Artist(s):
Gould Piano Trio,
Rachmaninov
Trio Elegique in G minor, No 1
Tchaikovsky
Trio in A minor, Op 50
A brand new recording of the outstanding Gould Trio (Lucy Gould violin, Alice Neary cello, Benjamin Frith piano) performing Tchaikovsky's Trio in A minor, Op.50 and Rachmaninov's Trio élégiaque No. 1 in G minor.
Tchaikovsky wrote comparatively little chamber music, yet his Piano Trio in A minor, op. 50, with its kaleidoscopic succession of moods, is probably the first important piano trio by a Russian composer. This work is a big, ambitious piece in which the composer sets himself a multitude of challenges in what was for him a new medium. The Trio did not take long to make its way into the repertoire, where it still stands as one of the supreme examples of the piano trio in the Romantic era.
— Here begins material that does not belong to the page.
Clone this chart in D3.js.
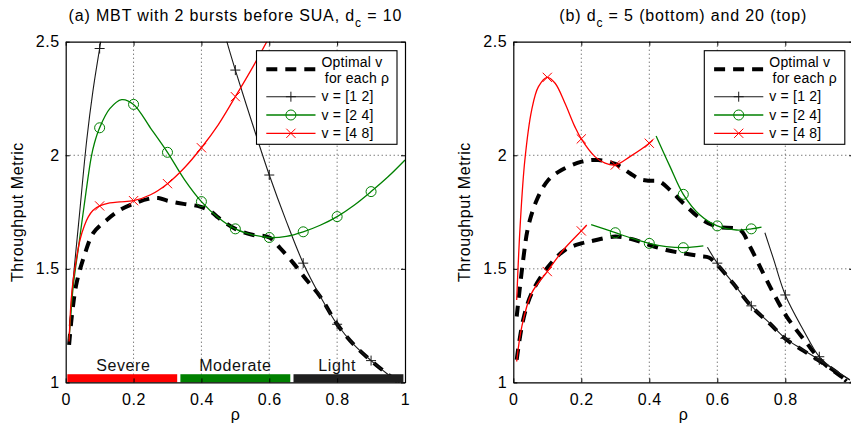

Tchaikovskyʼs Trio, with its function as a memorial for Nikolai Rubinstein, seems to have initiated a Russian tradition of ʻelegiacʼ piano trios. The young Sergei Rachmaninov composed his first, the Trio élégiaque No. 1 in G minor, at white-hot speed between 18 and 21 January 1892. Not surprisingly, Rachmaninov assigns pride of place to the piano, making the Trio almost a miniature piano concerto. It opens with murmuring, wind-blown string figures, creating an evocative background to the pianoʼs dolorous main theme, soon taken up by the strings. In similarity to the Tchaikovsky, the work concludes with an impressively gloomy funeral march.